“La situazione è così devastante e dolorosa, sono necessarie così tante mani, che non potevo lasciare. Era come un 11 marzo tutti i giorni”.
E’ la testimonianza di Raul Incertis, medico anestesista valenziano rientrato in Spagna dopo 4 mesi di lavoro a Gaza, nell’ospedale Nasser, uno dei pochi ancora attivi sulla Striscia, bersaglio di continui attacchi. In un’intervista a radio Cadena Ser, il medico volontario ha paragonato l’orrore della guerra in Medio Oriente a una quotidiana strage come quella islamista che l’11 marzo 2004 insanguinò Madrid.
“Ricevevamo bambini con il corpo dilaniato, con varie parti del corpo straziate da bombe e raffiche di mitra. Dai neonati di un mese a ragazzi di 15 o 16 anni”, ha raccontato l’anestesista, descrivendo la crudeltà degli attacchi. Durante la sua permanenza all’ospedale Nasser, la struttura è stata bersaglio di “due bombardamenti, attacchi di una milizia al soldo di Israele con spari di mitragliatrici e granate, l’ultimo 10 giorni fa”. “L’esercito israeliano era a 300-400 metri e i cecchini sparavano contro l’ospedale. Hanno ucciso un uomo e ferito gravemente un altro”, ha ricordato.

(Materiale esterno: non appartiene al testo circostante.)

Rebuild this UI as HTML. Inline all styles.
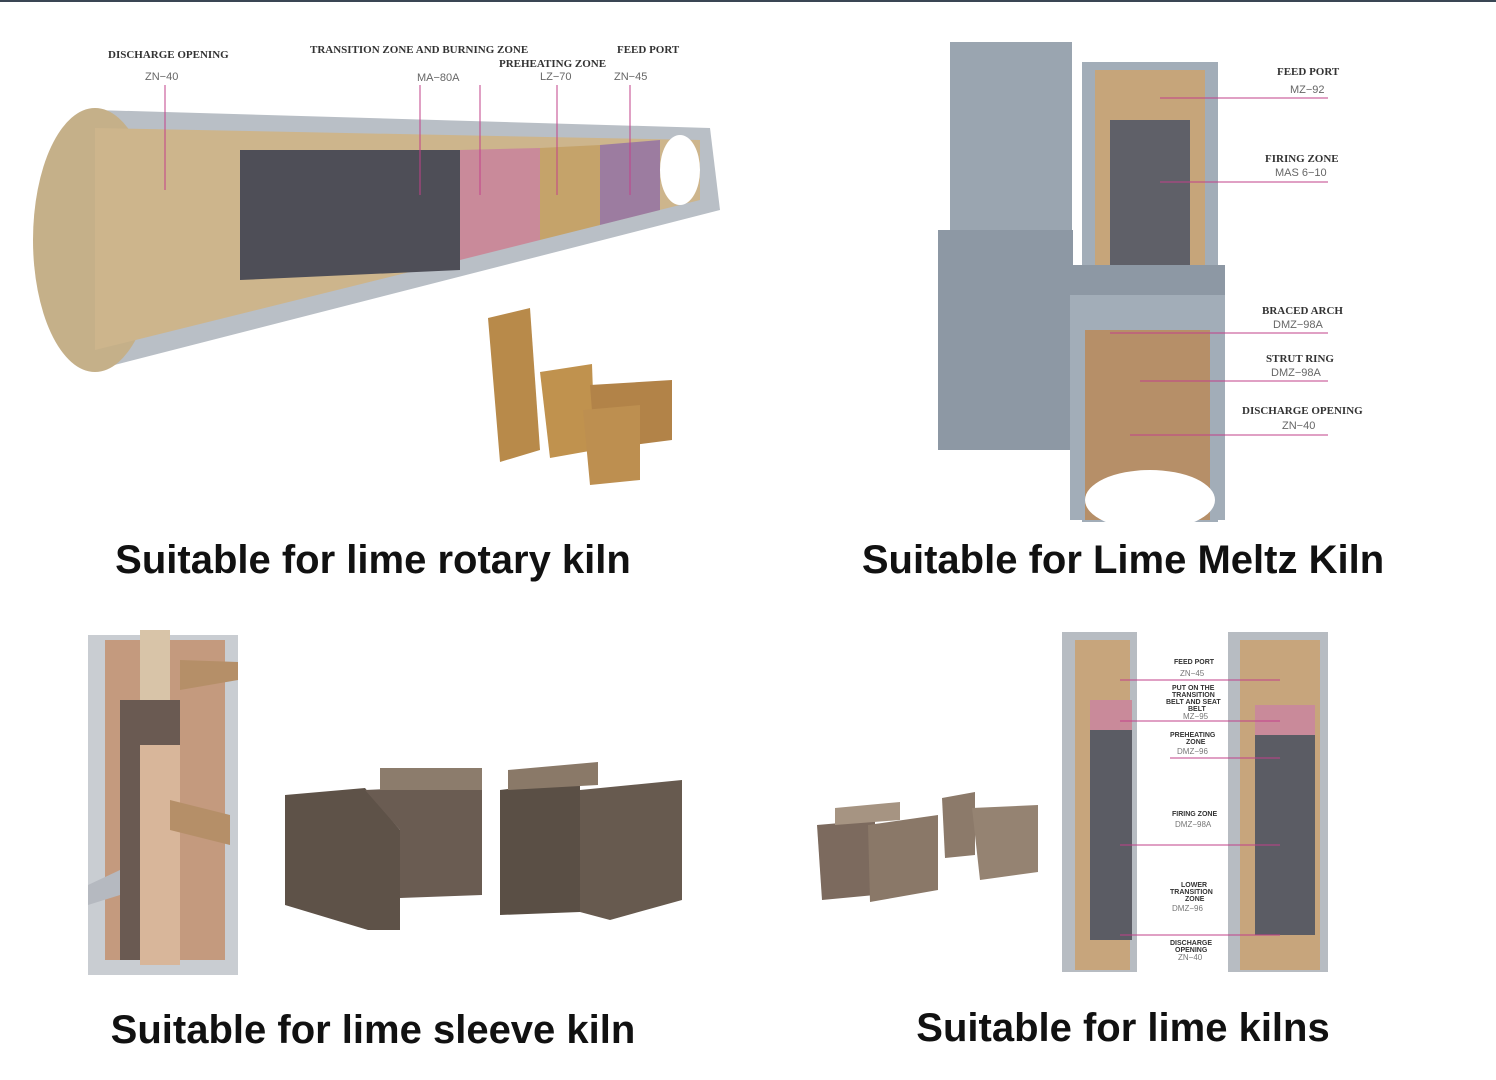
<!DOCTYPE html>
<html><head><meta charset="utf-8">
<style>
html,body{margin:0;padding:0;background:#fff;}
body{width:1496px;height:1080px;position:relative;overflow:hidden;font-family:"Liberation Sans",sans-serif;}
.t{position:absolute;font-weight:bold;font-size:40px;color:#111;white-space:nowrap;transform:translateX(-50%);}
svg{position:absolute;left:0;top:0;}
.lb{font-family:"Liberation Serif",serif;font-weight:bold;font-size:11px;fill:#333;}
.cd{font-family:"Liberation Sans",sans-serif;font-size:11px;fill:#666;}
.sm{font-family:"Liberation Sans",sans-serif;font-weight:bold;font-size:7px;fill:#333;}
.smc{font-family:"Liberation Sans",sans-serif;font-size:8px;fill:#777;}
</style></head><body>
<div style="position:absolute;left:0;top:0;width:1496px;height:2px;background:#3a4654"></div>
<svg width="1496" height="1080" viewBox="0 0 1496 1080">
<!-- rotary kiln -->
<polygon points="95,110 710,128 720,210 95,370" fill="#b9bfc6"/>
<ellipse cx="95" cy="240" rx="62" ry="132" fill="#c5b089"/>
<polygon points="95,128 700,140 700,200 95,350" fill="#cdb58c"/>
<polygon points="240,150 460,150 460,270 240,280" fill="#4e4e57"/>
<polygon points="460,150 540,148 540,240 460,260" fill="#c98a9a"/>
<polygon points="540,148 600,145 600,225 540,240" fill="#c5a36a"/>
<polygon points="600,145 660,140 660,210 600,225" fill="#9c7ca0"/>
<ellipse cx="680" cy="170" rx="20" ry="35" fill="#fff"/>
<line x1="165" y1="85" x2="165" y2="190" stroke="#c2408a"/>
<line x1="420" y1="85" x2="420" y2="195" stroke="#c2408a"/>
<line x1="480" y1="85" x2="480" y2="195" stroke="#c2408a"/>
<line x1="557" y1="85" x2="557" y2="195" stroke="#c2408a"/>
<line x1="630" y1="85" x2="630" y2="195" stroke="#c2408a"/>
<text class="lb" x="108" y="58">DISCHARGE OPENING</text><text class="cd" x="145" y="80">ZN−40</text>
<text class="lb" x="310" y="53">TRANSITION ZONE AND BURNING ZONE</text><text class="cd" x="417" y="81">MA−80A</text>
<text class="lb" x="499" y="67">PREHEATING ZONE</text><text class="cd" x="540" y="80">LZ−70</text>
<text class="lb" x="617" y="53">FEED PORT</text><text class="cd" x="614" y="80">ZN−45</text>
<polygon points="488,318 530,308 540,450 500,462" fill="#b88a4a"/>
<polygon points="540,372 592,364 595,450 550,458" fill="#c0924e"/>
<polygon points="590,385 672,380 672,440 595,450" fill="#b28348"/>
<polygon points="583,410 640,405 640,480 590,485" fill="#bd8f50"/>
<!-- meltz kiln -->
<rect x="950" y="42" width="122" height="390" fill="#9aa5b0"/>
<rect x="938" y="230" width="135" height="220" fill="#8d98a4"/>
<rect x="1082" y="62" width="136" height="460" fill="#a2adb8"/>
<rect x="1095" y="70" width="110" height="450" fill="#c6a57a"/>
<rect x="1110" y="120" width="80" height="190" fill="#5f6068"/>
<rect x="1055" y="265" width="170" height="30" fill="#8d98a4"/>
<rect x="1070" y="295" width="155" height="225" fill="#a2adb8"/>
<rect x="1085" y="330" width="125" height="190" fill="#b68f68"/>
<ellipse cx="1150" cy="500" rx="65" ry="30" fill="#fff"/>
<line x1="1160" y1="98" x2="1328" y2="98" stroke="#c2408a"/>
<line x1="1160" y1="182" x2="1328" y2="182" stroke="#c2408a"/>
<line x1="1110" y1="333" x2="1328" y2="333" stroke="#c2408a"/>
<line x1="1140" y1="381" x2="1328" y2="381" stroke="#c2408a"/>
<line x1="1130" y1="435" x2="1328" y2="435" stroke="#c2408a"/>
<text class="lb" x="1277" y="75">FEED PORT</text><text class="cd" x="1290" y="93">MZ−92</text>
<text class="lb" x="1265" y="162">FIRING ZONE</text><text class="cd" x="1275" y="176">MAS 6−10</text>
<text class="lb" x="1262" y="314">BRACED ARCH</text><text class="cd" x="1273" y="328">DMZ−98A</text>
<text class="lb" x="1266" y="362">STRUT RING</text><text class="cd" x="1271" y="376">DMZ−98A</text>
<text class="lb" x="1242" y="414">DISCHARGE OPENING</text><text class="cd" x="1282" y="429">ZN−40</text>
<!-- sleeve kiln -->
<rect x="88" y="635" width="150" height="340" fill="#c9cdd2"/>
<rect x="105" y="640" width="120" height="320" fill="#c49a7e"/>
<rect x="120" y="700" width="60" height="260" fill="#6a5a52"/>
<rect x="140" y="630" width="30" height="70" fill="#d8c4a8"/>
<rect x="140" y="745" width="40" height="220" fill="#d8b69a"/>
<polygon points="180,660 238,662 238,680 180,690" fill="#b58f68"/>
<polygon points="170,800 230,815 230,845 170,830" fill="#b58f68"/>
<polygon points="88,885 120,870 120,895 88,905" fill="#b5b9c0"/>
<polygon points="285,795 365,788 400,830 400,930 368,930 285,905" fill="#5e5248"/>
<polygon points="365,790 482,785 482,895 400,898 400,830" fill="#6a5c52"/>
<polygon points="380,768 482,768 482,790 380,790" fill="#8c7c6c"/>
<polygon points="500,790 580,780 580,912 500,915" fill="#5a4f45"/>
<polygon points="580,790 682,780 682,900 610,920 580,912" fill="#675a4f"/>
<polygon points="508,770 598,762 598,785 508,790" fill="#8a7968"/>
<!-- lime kilns -->
<rect x="1062" y="632" width="75" height="340" fill="#b7bcc2"/>
<rect x="1075" y="640" width="55" height="330" fill="#c7a57c"/>
<rect x="1090" y="730" width="42" height="210" fill="#5b5c64"/>
<rect x="1090" y="700" width="42" height="30" fill="#c98a9a"/>
<rect x="1228" y="632" width="100" height="340" fill="#b7bcc2"/>
<rect x="1240" y="640" width="80" height="330" fill="#c7a57c"/>
<rect x="1255" y="735" width="60" height="200" fill="#5b5c64"/>
<rect x="1255" y="705" width="60" height="30" fill="#c98a9a"/>
<g stroke="#c2408a"><line x1="1120" y1="680" x2="1280" y2="680"/><line x1="1120" y1="721" x2="1280" y2="721"/><line x1="1170" y1="758" x2="1280" y2="758"/><line x1="1120" y1="845" x2="1280" y2="845"/><line x1="1120" y1="935" x2="1280" y2="935"/></g>
<text class="sm" x="1174" y="664">FEED PORT</text><text class="smc" x="1180" y="676">ZN−45</text>
<text class="sm" x="1172" y="690">PUT ON THE</text><text class="sm" x="1172" y="697">TRANSITION</text><text class="sm" x="1166" y="704">BELT AND SEAT</text><text class="sm" x="1188" y="711">BELT</text><text class="smc" x="1183" y="719">MZ−95</text>
<text class="sm" x="1170" y="737">PREHEATING</text><text class="sm" x="1186" y="744">ZONE</text><text class="smc" x="1177" y="754">DMZ−96</text>
<text class="sm" x="1172" y="816">FIRING ZONE</text><text class="smc" x="1175" y="827">DMZ−98A</text>
<text class="sm" x="1181" y="887">LOWER</text><text class="sm" x="1170" y="894">TRANSITION</text><text class="sm" x="1185" y="901">ZONE</text><text class="smc" x="1172" y="911">DMZ−96</text>
<text class="sm" x="1170" y="945">DISCHARGE</text><text class="sm" x="1175" y="952">OPENING</text><text class="smc" x="1178" y="960">ZN−40</text>
<polygon points="817,825 875,820 875,895 822,900" fill="#7c6a5e"/>
<polygon points="868,825 938,815 938,890 870,902" fill="#8a7868"/>
<polygon points="835,808 900,802 900,820 835,825" fill="#a69482"/>
<polygon points="942,798 975,792 975,855 945,858" fill="#8c7a6a"/>
<polygon points="972,808 1038,805 1038,872 980,880" fill="#958372"/>
</svg>
<div class="t" style="left:373px;top:538px;">Suitable for lime rotary kiln</div>
<div class="t" style="left:1123px;top:538px;">Suitable for Lime Meltz Kiln</div>
<div class="t" style="left:373px;top:1008px;">Suitable for lime sleeve kiln</div>
<div class="t" style="left:1123px;top:1006px;">Suitable for lime kilns</div>
</body></html>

Il medico ha descritto le conseguenze del blocco degli aiuti alla frontiera della Striscia. “A partire dal terzo mese le forniture hanno cominciato a scarseggiare in maniera drammatica”, mentre i pazienti erano assistiti a terra e, nel caso dei bambini, anche tre in un solo letto. “Avevamo solo anti infiammatori per i dolori post-operatori ed è finito il fentanyl, per cui abbiamo fatto gli interventi con pochissima morfina e riutilizzando le siringhe”.
Incertis ha raccontato anche che quando è stata aperta la Gaza Humanitarian Foundation (sostenuta da Israele e Usa), i medici hanno cominciato a ricevere “molti pazienti, fra i quali bambini, con spari alla testa e al torace, alcuni anche ai genitali”. “Abbiamo cominciato a vedere un modello di intenzionalità. Sembrava che ci fosse qualcuno che si divertiva a giocare al tiro al piccione”, ha aggiunto il medico volontario, con la voce rotta dall’emozione. Anche per il ricordo dei “tanti colleghi che hanno perso tutti i loro figli” nel conflitto.